Dataset records —
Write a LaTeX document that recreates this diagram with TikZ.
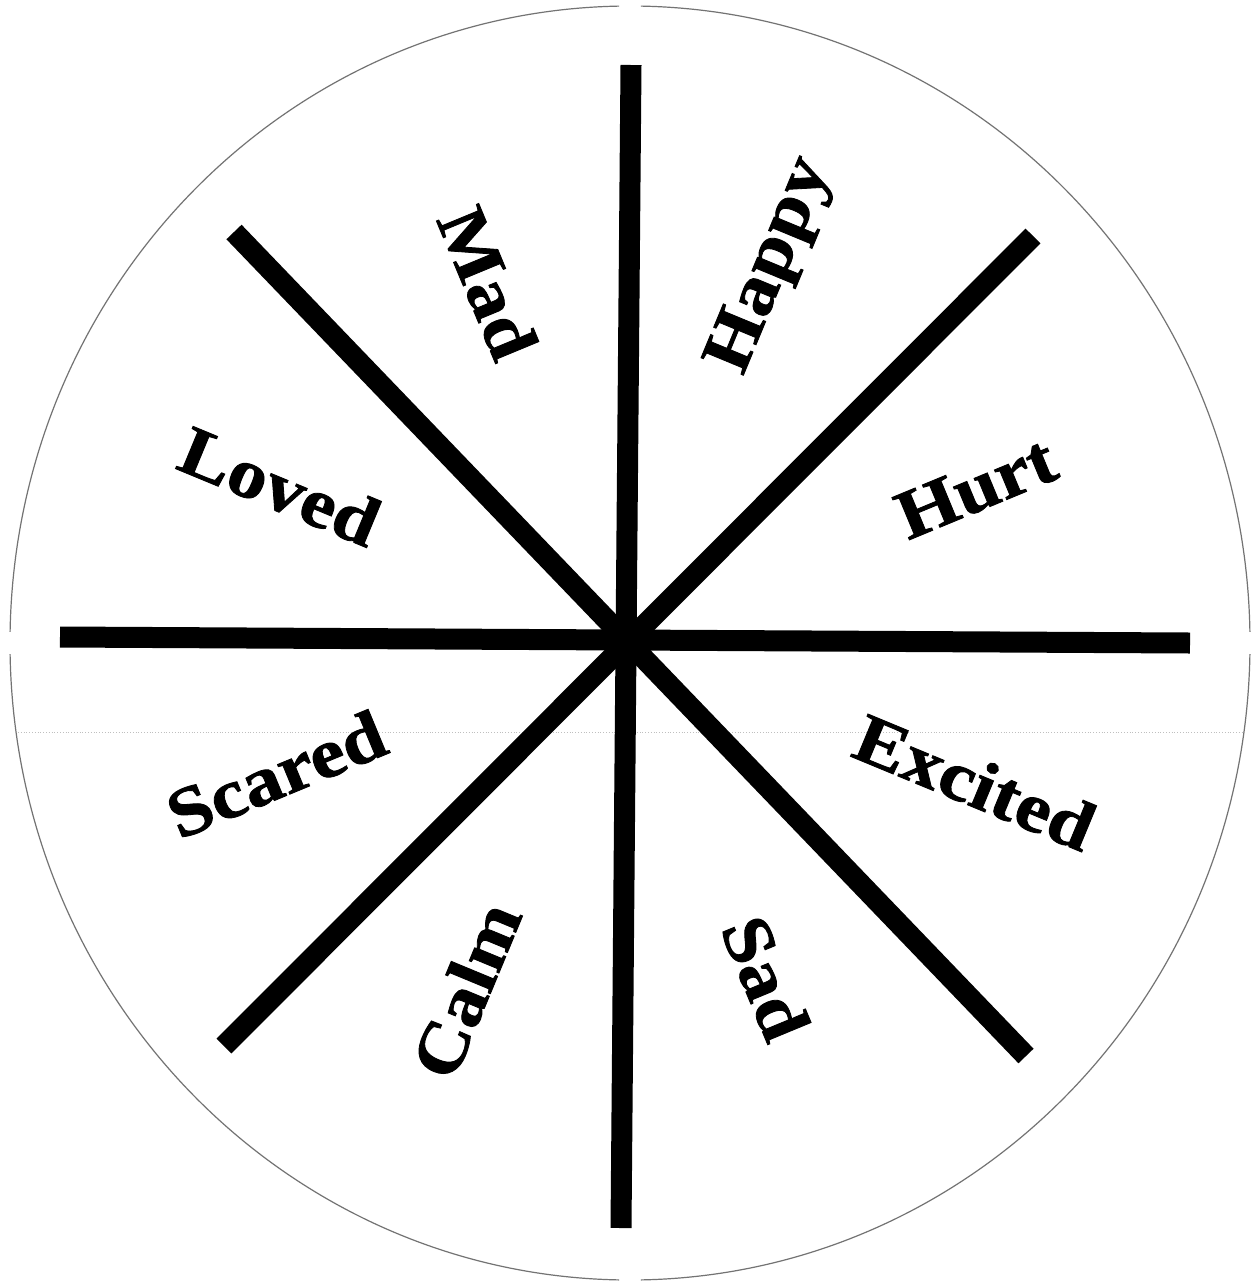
\documentclass[tikz,border=0pt]{standalone}
\usepackage{fontspec}
\setmainfont{Liberation Serif}[FakeStretch=1.12,BoldFeatures={FakeBold=1.2}]
\begin{document}
\begin{tikzpicture}[x=1pt,y=-1pt,
  spoke/.style={line width=21pt,black,line cap=butt},
  rim/.style={line width=1.2pt,black!55},
  scanline/.style={line width=0.8pt,black!25,dotted},
  lbl/.style={font=\bfseries\fontsize{70}{74}\selectfont,inner sep=0pt}]
\useasboundingbox (0,0) rectangle (1256,1283);
\fill[white] (0,0) rectangle (1256,1283);
\coordinate (c) at (630,643);
% outer rim with small gaps
\draw[rim] (c) ++(1:620 and 637) arc[start angle=1,end angle=89,x radius=620,y radius=637];
\draw[rim] (c) ++(91:620 and 637) arc[start angle=91,end angle=179,x radius=620,y radius=637];
\draw[rim] (c) ++(181:620 and 637) arc[start angle=181,end angle=269,x radius=620,y radius=637];
\draw[rim] (c) ++(271:620 and 637) arc[start angle=271,end angle=359,x radius=620,y radius=637];
\coordinate (sl) at (18,732);
\coordinate (sr) at (1242,732);
\draw[scanline] (sl) -- (sr);
% spoke ends
\coordinate (n) at (631,65);
\coordinate (s) at (621,1228);
\coordinate (w) at (60,637);
\coordinate (e) at (1190,643);
\coordinate (nw) at (234,232);
\coordinate (se) at (1026,1056);
\coordinate (ne) at (1033,236);
\coordinate (sw) at (224,1046);
\draw[spoke] (n) -- (s);
\draw[spoke] (w) -- (e);
\draw[spoke] (nw) -- (se);
\draw[spoke] (ne) -- (sw);
% labels
\node[lbl,rotate=-67.5] (mad) at (488,283) {Mad};
\node[lbl,rotate=67.5] (happy) at (772,266) {Happy};
\node[lbl,rotate=22.5] (hurt) at (976,488) {Hurt};
\node[lbl,rotate=-22.5] (excited) at (975,782) {Excited};
\node[lbl,rotate=-67.5] (sad) at (766,978) {Sad};
\node[lbl,rotate=67.5] (calm) at (466,990) {Calm};
\node[lbl,rotate=22.5] (scared) at (276,774) {Scared};
\node[lbl,rotate=-22.5] (loved) at (280,486) {Loved};
\end{tikzpicture}
\end{document}
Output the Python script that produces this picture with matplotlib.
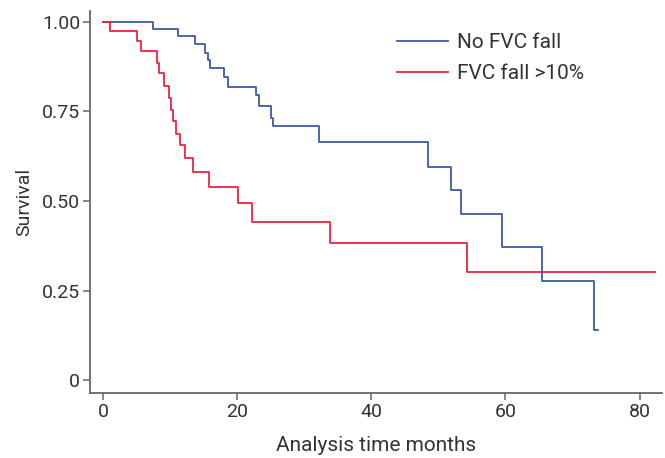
import matplotlib
matplotlib.use("Agg")
import matplotlib.pyplot as plt

plt.rcParams['font.family'] = ['Roboto', 'DejaVu Sans']

# Kaplan-Meier steps
no_fall_t = [0, 7.5, 11.2, 13.7, 15.2, 15.65, 16.0, 18.0, 18.6, 22.8, 23.2, 25.1, 25.3,
             32.2, 48.4, 51.9, 53.4, 59.5, 65.4, 73.2, 73.8]
no_fall_s = [1.0, 0.980, 0.961, 0.939, 0.912, 0.894, 0.870, 0.847, 0.819, 0.796, 0.766,
             0.731, 0.708, 0.664, 0.596, 0.531, 0.464, 0.371, 0.277, 0.140, 0.140]

fall_t = [0, 1.1, 5.1, 5.7, 8.1, 8.4, 9.1, 9.8, 10.1, 10.45, 10.9, 11.5, 12.3, 13.4,
          15.8, 20.2, 22.2, 33.9, 54.2, 82.3]
fall_s = [1.0, 0.973, 0.947, 0.919, 0.884, 0.858, 0.822, 0.787, 0.754, 0.722, 0.686,
          0.656, 0.619, 0.581, 0.540, 0.493, 0.441, 0.383, 0.303, 0.303]

labels = ['No FVC fall', 'FVC fall >10%']
colors = ['#3b5ba5', '#e8253f']
xticks = [0, 20, 40, 60, 80]
yticks = [0, 0.25, 0.5, 0.75, 1.0]
yticklabels = ['0', '0.25', '0.50', '0.75', '1.00']

fig = plt.figure(figsize=(6.65, 4.58), dpi=100)
ax = fig.add_axes([0.1353, 0.1419, 0.995 - 0.1353, 0.976 - 0.1419])

ax.step(no_fall_t, no_fall_s, where='post', color=colors[0], lw=1.3, label=labels[0])
ax.step(fall_t, fall_s, where='post', color=colors[1], lw=1.3, label=labels[1])

ax.set_xlim(-1.94, 83.3)
ax.set_ylim(-0.036, 1.03)
ax.set_xticks(xticks)
ax.set_yticks(yticks)
ax.set_yticklabels(yticklabels)

for s in ['top', 'right']:
    ax.spines[s].set_visible(False)
for s in ['left', 'bottom']:
    ax.spines[s].set_color('#666666')
    ax.spines[s].set_linewidth(1.3)
ax.tick_params(direction='out', length=5, width=1.1, color='#666666',
               labelcolor='#333333', labelsize=14, pad=2)

ax.set_xlabel('Analysis time months', fontsize=15, color='#333333', labelpad=11)
ax.set_ylabel('Survival', fontsize=14, color='#333333', labelpad=6)

ax.legend(loc='upper left', bbox_to_anchor=(0.597, 0.928), bbox_transform=fig.transFigure,
          frameon=False, fontsize=15, borderpad=0, borderaxespad=0,
          handlelength=2.45, handletextpad=0.45, labelspacing=0.6,
          labelcolor='#333333')

fig.savefig('out.png', dpi=100)
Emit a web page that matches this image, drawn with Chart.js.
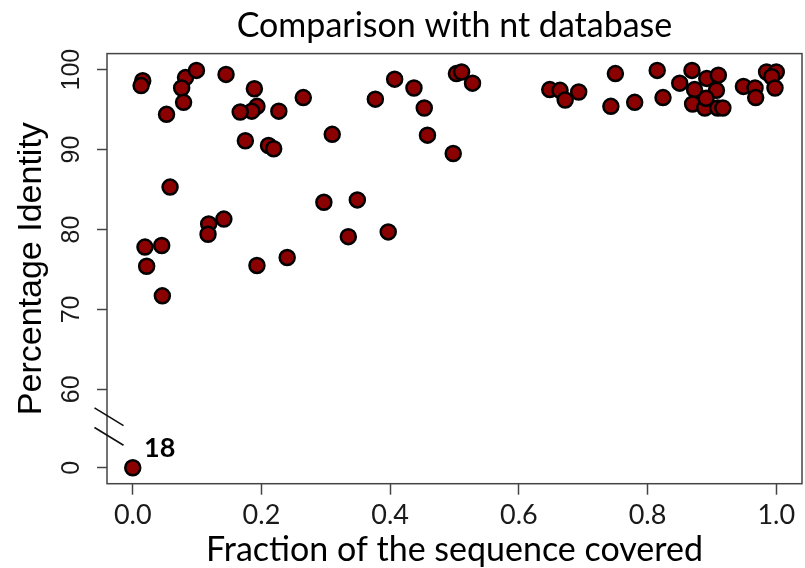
<!DOCTYPE html>
<html><head><meta charset="utf-8">
<script src="https://cdn.jsdelivr.net/npm/chart.js@4.4.1/dist/chart.umd.min.js"></script>
<style>
html,body{margin:0;padding:0;background:#fff;overflow:hidden;width:805px;height:568px;}
#wrap{position:absolute;left:0;top:0;width:812px;height:568px;}
</style></head><body>
<div id="wrap"><canvas id="c" width="812" height="568"></canvas></div>
<script>
const titleText = 'Comparison with nt database';
const xAxisTitle = 'Fraction of the sequence covered';
const yAxisTitle = 'Percentage Identity';
const xValues = [0.0155,0.013,0.082,0.099,0.076,0.079,0.0525,0.145,0.189,0.193,0.185,0.167,0.227,0.265,0.175,0.211,0.219,0.310,0.058,0.297,0.118,0.117,0.1416,0.019,0.045,0.0216,0.193,0.240,0.046,0.377,0.407,0.437,0.453,0.458,0.498,0.503,0.511,0.528,0.648,0.664,0.672,0.349,0.335,0.397,0.693,0.750,0.743,0.780,0.815,0.824,0.850,0.869,0.892,0.910,0.873,0.907,0.870,0.889,0.909,0.917,0.891,0.949,0.967,0.968,0.985,1.0,0.993,0.998,0.0];
const yValues = [98.6,98.0,99.0,99.9,97.7,95.9,94.4,99.4,97.6,95.4,94.8,94.7,94.8,96.5,91.1,90.5,90.1,91.9,85.3,83.4,80.7,79.4,81.3,77.8,78.0,75.4,75.5,76.5,71.7,96.3,98.8,97.7,95.2,91.8,89.5,99.5,99.7,98.3,97.5,97.4,96.2,83.7,79.1,79.7,97.2,99.5,95.4,95.9,99.9,96.5,98.3,99.9,98.9,99.3,97.5,97.4,95.7,95.2,95.2,95.2,96.4,97.9,97.7,96.5,99.7,99.7,99.1,97.7,0];
const xTickValues = [0,0.2,0.4,0.6,0.8,1.0];
const xTickLabels = ['0.0','0.2','0.4','0.6','0.8','1.0'];
const yTickValues = [0,60,70,80,90,100];
const yTickLabels = ['0','60','70','80','90','100'];
const zeroCountLabel = '18';

// the y axis is broken between 0 and 60: 0 is drawn just below the break
const BREAK_POS = 50.2;
const toAxis = v => (v === 0 ? BREAK_POS : v);

const points = xValues.map((x, i) => ({x: x, y: toAxis(yValues[i])}));
const yAxisTicks = yTickValues.map(toAxis);

const decor = {
  id: 'decor',
  afterDraw(chart) {
    const ctx = chart.ctx, a = chart.chartArea;
    const xs = chart.scales.x, ys = chart.scales.y;
    ctx.save();
    // box
    ctx.strokeStyle = '#444';
    ctx.lineWidth = 1.5;
    ctx.strokeRect(a.left, a.top, a.right - a.left, a.bottom - a.top);
    // break marks
    const y60 = ys.getPixelForValue(60), y0 = ys.getPixelForValue(BREAK_POS);
    ctx.strokeStyle = '#111';
    ctx.lineWidth = 1.6;
    [0.35, 0.6].forEach(f => {
      const cy = y60 + f * (y0 - y60), cx = a.left + 2;
      ctx.beginPath();
      ctx.moveTo(cx - 14.5, cy - 8.9);
      ctx.lineTo(cx + 14.5, cy + 8.9);
      ctx.stroke();
    });
    // count label for the zero point
    const px = xs.getPixelForValue(0), py = ys.getPixelForValue(BREAK_POS);
    ctx.fillStyle = '#000';
    ctx.font = 'bold 27px Lato';
    ctx.textAlign = 'center';
    ctx.textBaseline = 'alphabetic';
    ctx.fillText(zeroCountLabel, px + 27, py - 11);
    ctx.restore();
  }
};

new Chart(document.getElementById('c'), {
  type: 'scatter',
  data: {
    datasets: [{
      data: points,
      backgroundColor: '#8b0000',
      borderColor: '#000',
      borderWidth: 2.5,
      pointRadius: 7.5,
      pointHoverRadius: 7.5
    }]
  },
  options: {
    responsive: false,
    animation: false,
    devicePixelRatio: 1,
    layout: {padding: {left: 0, right: 5, top: 0, bottom: 0}},
    plugins: {
      legend: {display: false},
      tooltip: {enabled: false},
      title: {
        display: true,
        text: titleText,
        fullSize: false,
        color: '#000',
        font: {family: 'Lato', size: 34, weight: 'normal', lineHeight: 1.2},
        padding: {top: 5.4, bottom: 7.4}
      }
    },
    scales: {
      x: {
        type: 'linear',
        min: -0.04,
        max: 1.04,
        afterBuildTicks: s => { s.ticks = xTickValues.map(v => ({value: v})); },
        afterFit: s => { s.height = 84.3; },
        grid: {drawOnChartArea: false, drawTicks: true, tickLength: 11, tickColor: '#444', tickWidth: 1.5},
        border: {display: false},
        ticks: {
          color: '#1a1a1a',
          font: {family: 'Lato', size: 27},
          padding: 4,
          maxRotation: 0,
          autoSkip: false,
          callback: (v, i) => xTickLabels[i]
        },
        title: {
          display: true,
          text: xAxisTitle,
          color: '#000',
          font: {family: 'Lato', size: 34, lineHeight: 1},
          padding: {top: 0, bottom: 1.2}
        }
      },
      y: {
        type: 'linear',
        min: 48.2,
        max: 102.0,
        afterBuildTicks: s => { s.ticks = yAxisTicks.map(v => ({value: v})); },
        afterFit: s => { s.width = 107; },
        grid: {drawOnChartArea: false, drawTicks: true, tickLength: 10, tickColor: '#444', tickWidth: 1.5},
        border: {display: false},
        ticks: {
          color: '#1a1a1a',
          font: {family: 'Liberation Sans', size: 25},
          padding: 4,
          minRotation: 90,
          maxRotation: 90,
          crossAlign: 'center',
          autoSkip: false,
          callback: (v, i) => yTickLabels[i]
        },
        title: {
          display: true,
          text: yAxisTitle,
          color: '#000',
          font: {family: 'Liberation Sans', size: 34, lineHeight: 1.2},
          padding: {top: 11, bottom: 0}
        }
      }
    }
  },
  plugins: [decor]
});
</script>
</body></html>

Challenge — Without the pictures, give again exactly the lines above starting at the line containing "Output the Python" and ending at the line containing "color=colors[1], lw=1.3, label=labels[1])".

Result of this exercise —
Output the Python script that produces this picture with matplotlib.
import matplotlib
matplotlib.use("Agg")
import matplotlib.pyplot as plt

plt.rcParams['font.family'] = ['Roboto', 'DejaVu Sans']

# Kaplan-Meier steps
no_fall_t = [0, 7.5, 11.2, 13.7, 15.2, 15.65, 16.0, 18.0, 18.6, 22.8, 23.2, 25.1, 25.3,
             32.2, 48.4, 51.9, 53.4, 59.5, 65.4, 73.2, 73.8]
no_fall_s = [1.0, 0.980, 0.961, 0.939, 0.912, 0.894, 0.870, 0.847, 0.819, 0.796, 0.766,
             0.731, 0.708, 0.664, 0.596, 0.531, 0.464, 0.371, 0.277, 0.140, 0.140]

fall_t = [0, 1.1, 5.1, 5.7, 8.1, 8.4, 9.1, 9.8, 10.1, 10.45, 10.9, 11.5, 12.3, 13.4,
          15.8, 20.2, 22.2, 33.9, 54.2, 82.3]
fall_s = [1.0, 0.973, 0.947, 0.919, 0.884, 0.858, 0.822, 0.787, 0.754, 0.722, 0.686,
          0.656, 0.619, 0.581, 0.540, 0.493, 0.441, 0.383, 0.303, 0.303]

labels = ['No FVC fall', 'FVC fall >10%']
colors = ['#3b5ba5', '#e8253f']
xticks = [0, 20, 40, 60, 80]
yticks = [0, 0.25, 0.5, 0.75, 1.0]
yticklabels = ['0', '0.25', '0.50', '0.75', '1.00']

fig = plt.figure(figsize=(6.65, 4.58), dpi=100)
ax = fig.add_axes([0.1353, 0.1419, 0.995 - 0.1353, 0.976 - 0.1419])

ax.step(no_fall_t, no_fall_s, where='post', color=colors[0], lw=1.3, label=labels[0])
ax.step(fall_t, fall_s, where='post', color=colors[1], lw=1.3, label=labels[1])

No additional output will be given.